Image via Pixar Animation Studios

Pixar’s back with their latest animated film ‘Finding Dory’ which happens to be a sequel to the 2003 blockbuster hit ‘Finding Nemo’. After Ellen DeGeneres constantly requesting another ‘Nemo’ movie for many years on her popular program ‘The Ellen Show’, the day after April 1st of 2013, she announces on show that ‘Finding Dory’ is on its way for the then release date of November 2015, which was pushed back for this summer. Is ‘Dory’ another slam-dunk from the acclaimed animation studio or does continue Pixar’s rough patch that was last year’s ‘The Good Dinosaur’. Let’s just keep swimming and explore the highly anticipated follow-up to 2003’s ‘Finding Nemo’.

The film takes place one year later, with Dory now living next door to her newly built friendship of Marlin and Nemo. However, during one of Mr. Ray’s class about his species way of going back home, called migration. This makes Dory remembering her parents and seeks out on an adventure to find her dearly missed parents. Grab shell for another adventure with everybody’s favourite fish.

There’s plenty to appreciate with this movie. It rarely misses among the humour department, offering some genuine laughs to constantly be entertained. However, while it will amuse, the film falters with its story.

The film doesn’t seem to be as big as the first film was. The first film is overly populated with many species of fish and creatures, such as sharks, turtles and some selfish birds that constantly say “Mine”. The sequel isn’t as expansive as the first film. Many characters fall to the overly cartoony side to get some laughs like the seals or the bird named Becky. However, there are some characters that are missing elements of story that I wish were featured more or were more developed. These two were Destiny, a whale shark who is partially blind, and Hank, a red octopus who can camouflage – especially the latter. The film’s writing mentions of a terrible and taunting past for Hank, yet never provide a reason, therefore leaves the motifs of the film’s third act questionable and while the character grows, his missing past is severely lacking for his character to really grow as a stand-out favourite, but among the new characters, he was one of the best. The film feels small, despite the first film being big, as the film takes place mostly during the Marine Life Institute. The film also features little adventure, being rather short to focus on the film’s aforementioned setting. While I did like the film’s heart by trying to connect Dory with her missing parents, it never seems to leave an impact that I felt when Marlin and Nemo were reunited. However, there was a line shared between Marlin and Nemo that made me feel emotional towards Dory, but is never further explored in the rest of the film.

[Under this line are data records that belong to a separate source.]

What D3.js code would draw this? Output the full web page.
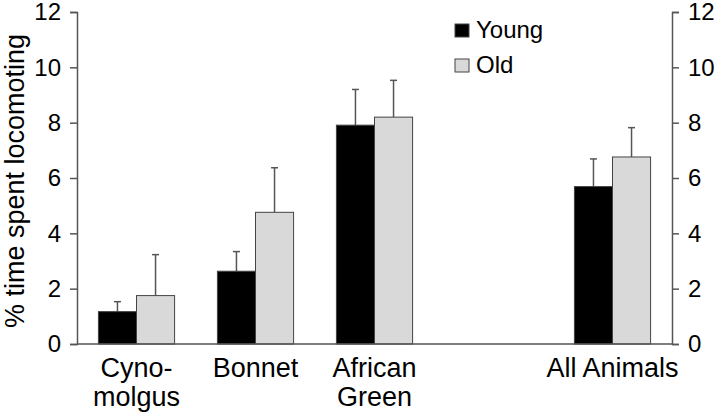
<!DOCTYPE html>
<html>
<head>
<meta charset="utf-8">
<script src="https://cdn.jsdelivr.net/npm/d3@7"></script>
<style>
  body { margin: 0; background: #fff; }
  text { font-family: "Liberation Sans", Arial, sans-serif; fill: #000; }
</style>
</head>
<body>
<svg id="chart"></svg>
<script>
const categories = ["Cyno-molgus", "Bonnet", "African Green", "gap", "All Animals"];
const categoryLabels = [["Cyno-", "molgus"], ["Bonnet"], ["African", "Green"], [], ["All Animals"]];
const seriesNames = ["Young", "Old"];
const youngMeans = [1.17, 2.63, 7.91, null, 5.69];
const youngErrors = [0.36, 0.71, 1.29, null, 1.0];
const oldMeans = [1.75, 4.76, 8.2, null, 6.76];
const oldErrors = [1.48, 1.61, 1.33, null, 1.06];
const yTicks = [0, 2, 4, 6, 8, 10, 12];

function main() {
    const width = 718;
    const height = 420;
    const left = 77, right = 672, top = 12, bottom = 344;

    const svg = d3.select("#chart").attr("width", width).attr("height", height);

    const x = d3.scaleBand().domain(categories).range([left, right])
        .paddingInner(0.36).paddingOuter(0.18);
    const xs = d3.scaleBand().domain(seriesNames).range([0, x.bandwidth()]);
    const y = d3.scaleLinear().domain([0, 12]).range([bottom, top]);

    const series = [
        { name: "Young", means: youngMeans, errors: youngErrors, fill: "#000000" },
        { name: "Old", means: oldMeans, errors: oldErrors, fill: "#d9d9d9" }
    ];

    const rows = [];
    series.forEach(s => {
        categories.forEach((c, i) => {
            if (s.means[i] != null) rows.push({ cat: c, name: s.name, v: s.means[i], e: s.errors[i], fill: s.fill });
        });
    });

    // error bars (behind bars)
    const eb = svg.append("g").attr("stroke", "#555").attr("stroke-width", 1.5);
    rows.forEach(d => {
        const cx = x(d.cat) + xs(d.name) + xs.bandwidth() / 2;
        eb.append("line").attr("x1", cx).attr("x2", cx).attr("y1", y(d.v)).attr("y2", y(d.v + d.e));
        eb.append("line").attr("x1", cx - 3.5).attr("x2", cx + 3.5).attr("y1", y(d.v + d.e)).attr("y2", y(d.v + d.e));
    });

    svg.append("g").selectAll("rect").data(rows).join("rect")
        .attr("x", d => x(d.cat) + xs(d.name))
        .attr("y", d => y(d.v))
        .attr("width", xs.bandwidth())
        .attr("height", d => y(0) - y(d.v))
        .attr("fill", d => d.fill)
        .attr("stroke", "#444")
        .attr("stroke-width", 1);

    const leftAxis = d3.axisLeft(y).tickValues(yTicks).tickSizeOuter(0).tickSize(7).tickPadding(9);
    const rightAxis = d3.axisRight(y).tickValues(yTicks).tickSizeOuter(0).tickSize(7).tickPadding(9);

    [svg.append("g").attr("transform", "translate(" + left + ",0)").call(leftAxis),
     svg.append("g").attr("transform", "translate(" + right + ",0)").call(rightAxis)].forEach(g => {
        g.attr("font-family", null);
        g.select(".domain").attr("stroke", "#555").attr("stroke-width", 1.5);
        g.selectAll(".tick line").attr("stroke", "#555").attr("stroke-width", 1.5);
        g.selectAll(".tick text").attr("font-size", 24).attr("fill", "#000");
    });

    // baseline
    svg.append("line").attr("x1", left).attr("x2", right).attr("y1", y(0)).attr("y2", y(0))
        .attr("stroke", "#555").attr("stroke-width", 1.5);

    // category labels
    categories.forEach((c, i) => {
        const cx = x(c) + x.bandwidth() / 2;
        const t = svg.append("text").attr("text-anchor", "middle").attr("font-size", 27)
            .attr("x", cx).attr("y", 377);
        categoryLabels[i].forEach((line, j) => {
            t.append("tspan").attr("x", cx).attr("dy", j === 0 ? 0 : 29).text(line);
        });
    });

    // y title
    svg.append("text").attr("transform", "translate(24,181) rotate(-90)")
        .attr("text-anchor", "middle").attr("font-size", 27).text("% time spent locomoting");

    // legend
    const legend = svg.append("g").attr("transform", "translate(455,24)");
    series.forEach((s, i) => {
        const g = legend.append("g").attr("transform", "translate(0," + (i * 35) + ")");
        g.append("rect").attr("width", 14).attr("height", 13).attr("fill", s.fill).attr("stroke", "#444");
        g.append("text").attr("x", 21).attr("y", 14).attr("font-size", 24).text(s.name);
    });
}

main();
</script>
</body>
</html>
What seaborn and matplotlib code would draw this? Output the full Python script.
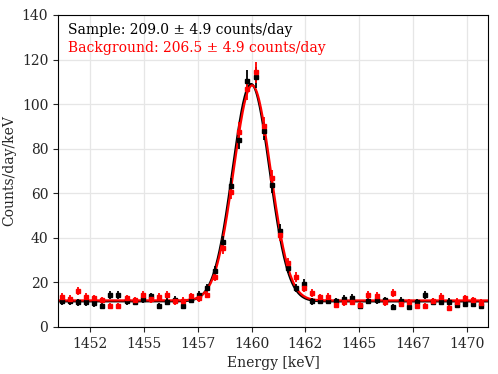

‘Finding Dory’ can be a constant joy, with some constant witty lines and some heart present. However, it feels rather safe with potential that constantly holds this film back that could really shine and be among one of the greats from Pixar and finally have a sequel that’s worthy of being as great as its predecessor, like the ‘Toy Story’ sequels were. ‘Dory’ is occasionally enjoyable, but is safe than a spectacular follow-up.